Load the configuration and trained model from a specified directory.

Parameters:

path – the directory path where the configuration and trained model are stored.
best – whether to load the best-performing model or the most recent one. Defaults to False.

Returns:

a tuple containing the configuration dictionary and the trained model.

Raises:

ValueError – if the specified directory does not exist.

fsrl.utils.exp_util.to_string(values)[source]¶

Recursively convert a sequence or dictionary of values to a string representation.
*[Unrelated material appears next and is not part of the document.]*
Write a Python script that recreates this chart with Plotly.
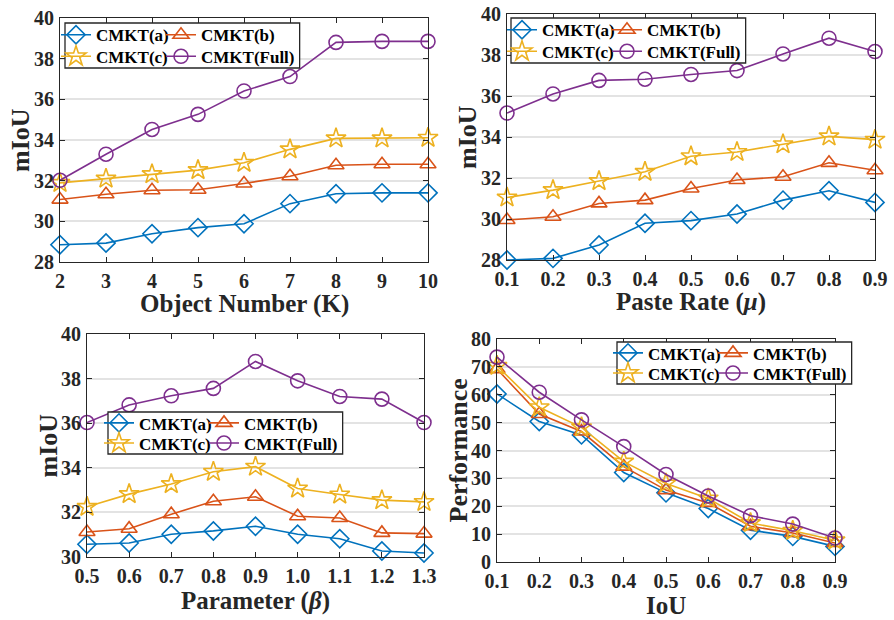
import plotly.graph_objects as go

# ---------------- data ----------------
series_names = ["CMKT(a)", "CMKT(b)", "CMKT(c)", "CMKT(Full)"]

k_values = [2, 3, 4, 5, 6, 7, 8, 9, 10]
k_a = [28.85, 28.93, 29.39, 29.69, 29.88, 30.87, 31.36, 31.40, 31.40]
k_b = [31.07, 31.33, 31.53, 31.55, 31.86, 32.22, 32.76, 32.81, 32.81]
k_c = [31.89, 32.10, 32.32, 32.52, 32.88, 33.54, 34.08, 34.08, 34.11]
k_full = [32.02, 33.30, 34.52, 35.26, 36.41, 37.12, 38.80, 38.85, 38.85]

mu_values = [0.1, 0.2, 0.3, 0.4, 0.5, 0.6, 0.7, 0.8, 0.9]
mu_a = [28.00, 28.08, 28.73, 29.79, 29.92, 30.24, 30.92, 31.38, 30.81]
mu_b = [29.95, 30.11, 30.76, 30.92, 31.49, 31.90, 32.06, 32.74, 32.38]
mu_c = [31.05, 31.41, 31.85, 32.30, 33.06, 33.27, 33.65, 34.03, 33.87]
mu_full = [35.17, 36.10, 36.76, 36.82, 37.05, 37.24, 38.05, 38.82, 38.17]

beta_values = [0.5, 0.6, 0.7, 0.8, 0.9, 1.0, 1.1, 1.2, 1.3]
beta_a = [30.57, 30.63, 31.02, 31.17, 31.38, 31.02, 30.82, 30.27, 30.18]
beta_b = [31.12, 31.27, 31.92, 32.50, 32.70, 31.83, 31.75, 31.08, 31.05]
beta_c = [32.25, 32.82, 33.27, 33.82, 34.05, 33.07, 32.80, 32.55, 32.47]
beta_full = [36.03, 36.82, 37.23, 37.56, 38.77, 37.90, 37.20, 37.08, 36.03]

iou_values = [0.1, 0.2, 0.3, 0.4, 0.5, 0.6, 0.7, 0.8, 0.9]
iou_a = [60.3, 50.4, 45.6, 32.1, 24.8, 19.2, 11.4, 9.2, 5.6]
iou_b = [69.2, 53.1, 46.8, 34.2, 25.8, 21.2, 12.8, 10.4, 6.8]
iou_c = [70.4, 55.5, 48.3, 36.0, 28.2, 22.8, 14.0, 11.2, 7.8]
iou_full = [73.5, 60.9, 51.0, 41.4, 31.4, 23.7, 16.6, 13.6, 8.6]

k_ticks = ["2", "3", "4", "5", "6", "7", "8", "9", "10"]
mu_ticks = ["0.1", "0.2", "0.3", "0.4", "0.5", "0.6", "0.7", "0.8", "0.9"]
beta_ticks = ["0.5", "0.6", "0.7", "0.8", "0.9", "1.0", "1.1", "1.2", "1.3"]

# ---------------- style ----------------
W, H = 894, 620
FONT = "Liberation Serif"
AXC = "#262626"
colors = ["#0072BD", "#D95319", "#EDB120", "#7E2F8E"]
symbols = ["diamond-open", "triangle-up-open", "star-open", "circle-open"]
msizes = [14, 14, 15, 14]
LEG_FS = 17
EW1 = 60   # text width of first legend column
EW2 = 96   # text width of second legend column


def px_x(x):
    return x / W


def px_y(y):
    return 1 - y / H


panels = [
    dict(x=k_values, ys=[k_a, k_b, k_c, k_full], xd=(60, 428), yd=(18, 262),
         yr=[28, 40], dt=2, tt=k_ticks, xr=[2, 10],
         leg=(65, 23, 68), xt="Object Number (K)", yt="mIoU", xtpos=304, ytpos=20),
    dict(x=mu_values, ys=[mu_a, mu_b, mu_c, mu_full], xd=(507, 875), yd=(14, 260),
         yr=[28, 40], dt=2, tt=mu_ticks, xr=[0.1, 0.9],
         leg=(511, 18, 63), xt="Paste Rate (<i>μ</i>)", yt="mIoU", xtpos=302, ytpos=467),
    dict(x=beta_values, ys=[beta_a, beta_b, beta_c, beta_full], xd=(87, 424), yd=(334, 557),
         yr=[30, 40], dt=2, tt=beta_ticks, xr=[0.5, 1.3],
         leg=(108, 412, 454), xt="Parameter (<i>β</i>)", yt="mIoU", xtpos=601, ytpos=48),
    dict(x=iou_values, ys=[iou_a, iou_b, iou_c, iou_full], xd=(497, 835), yd=(339, 562),
         yr=[0, 80], dt=10, tt=mu_ticks, xr=[0.1, 0.9],
         leg=(617, 342, 384), xt="IoU", yt="Performance", xtpos=605, ytpos=458),
]

fig = go.Figure()
annotations = []
shapes = []
layout_extra = {}
leg_count = 0

for i, p in enumerate(panels):
    n = i + 1
    xa = "x" if n == 1 else f"x{n}"
    ya = "y" if n == 1 else f"y{n}"
    lx0, ly0, ly1 = p["leg"]
    legx = lx0 - 9
    lx1 = legx + 40 + EW1 + 5 + 40 + 5.45 * LEG_FS + 6
    row_names = []
    for r in range(2):
        leg_count += 1
        lname = "legend" if leg_count == 1 else f"legend{leg_count}"
        row_names.append(lname)
        rowc = ly0 + (ly1 - ly0) * (0.27 + 0.48 * r)
        layout_extra[lname] = dict(
            x=px_x(legx), y=px_y(rowc), xanchor="left", yanchor="middle",
            orientation="h", itemwidth=30,
            bgcolor="rgba(0,0,0,0)", borderwidth=0, tracegroupgap=0,
            font=dict(family=FONT, size=LEG_FS, color="black", weight="bold"),
            itemclick=False, itemdoubleclick=False)
    shapes.append(dict(type="rect", xref="paper", yref="paper",
                       x0=px_x(lx0), x1=px_x(lx1), y0=px_y(ly1), y1=px_y(ly0),
                       line=dict(color=AXC, width=1.3), fillcolor="white", layer="above"))
    for j, (name, yv) in enumerate(zip(series_names, p["ys"])):
        fig.add_trace(go.Scatter(
            x=p["x"], y=yv, name=name, mode="lines+markers",
            xaxis=xa, yaxis=ya, legend=row_names[j // 2], cliponaxis=False,
            legendwidth=EW1 if j % 2 == 0 else EW2,
            line=dict(color=colors[j], width=1.6),
            marker=dict(symbol=symbols[j], size=msizes[j], color=colors[j],
                        line=dict(color=colors[j], width=1.6)),
        ))
    axcommon = dict(showline=True, linecolor=AXC, linewidth=1.2, mirror="ticks",
                    ticks="inside", ticklen=5, tickcolor=AXC, tickwidth=1.2,
                    tickfont=dict(family=FONT, size=20, color=AXC, weight="bold"),
                    zeroline=False)
    xkey = "xaxis" if n == 1 else f"xaxis{n}"
    ykey = "yaxis" if n == 1 else f"yaxis{n}"
    layout_extra[xkey] = dict(
        domain=[px_x(p["xd"][0]), px_x(p["xd"][1])], anchor=ya, range=p["xr"],
        tickmode="array", tickvals=p["x"], ticktext=p["tt"], showgrid=False,
        ticklabelstandoff=1, **axcommon)
    layout_extra[ykey] = dict(
        domain=[px_y(p["yd"][1]), px_y(p["yd"][0])], anchor=xa, range=p["yr"],
        dtick=p["dt"], tick0=0, showgrid=True, gridcolor="#e3e3e3", gridwidth=1.5,
        ticklabelstandoff=1, **axcommon)
    cx = (p["xd"][0] + p["xd"][1]) / 2
    annotations.append(dict(text=p["xt"], x=px_x(cx), y=px_y(p["xtpos"]), xref="paper", yref="paper",
                            xanchor="center", yanchor="middle", showarrow=False,
                            font=dict(family=FONT, size=25, color=AXC, weight="bold")))
    cy = (p["yd"][0] + p["yd"][1]) / 2
    annotations.append(dict(text=p["yt"], x=px_x(p["ytpos"]), y=px_y(cy), xref="paper", yref="paper",
                            xanchor="center", yanchor="middle", showarrow=False, textangle=-90,
                            font=dict(family=FONT, size=26, color=AXC, weight="bold")))

fig.update_layout(
    width=W, height=H, margin=dict(l=0, r=0, t=0, b=0, autoexpand=False),
    paper_bgcolor="white", plot_bgcolor="white",
    font=dict(family=FONT, color=AXC),
    annotations=annotations, shapes=shapes, **layout_extra,
)

fig.write_html("out.html")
Parameters:: values – the sequence or dictionary of values to be converted to a string.
Returns:: a string representation of the input values.

fsrl.utils.exp_util.auto_name(default_cfg: dict, current_cfg: dict, prefix: str = '', suffix: str = '', skip_keys: list = ['task', 'reward_threshold', 'logdir', 'worker', 'project', 'group', 'name', 'prefix', 'suffix', 'save_interval', 'render', 'verbose', 'save_ckpt', 'training_num', 'testing_num', 'epoch', 'device', 'thread'], key_abbre: dict = {'cost_limit': 'cost', 'estep_dual_lr': 'elr', 'estep_iter_num': 'enum', 'estep_kl': 'ekl', 'mstep_dual_lr': 'mlr', 'mstep_iter_num': 'mnum', 'mstep_kl_mu': 'kl_mu', 'mstep_kl_std': 'kl_std', 'update_per_step': 'update'}) → str[source]¶

Automatic generate the name by comparing the current config with the default one.

Parameters:

default_cfg (dict) – a dictionary containing the default configuration values.
current_cfg (dict) – a dictionary containing the current configuration values.
prefix (str) – (optional) a string to be added at the beginning of the generated name.
suffix (str) – (optional) a string to be added at the end of the generated name.
skip_keys (list) – (optional) a list of keys to be skipped when generating the name.
key_abbre (dict) – (optional) a dictionary containing abbreviations for keys in the generated name.

Return str:

a string representing the generated experiment name.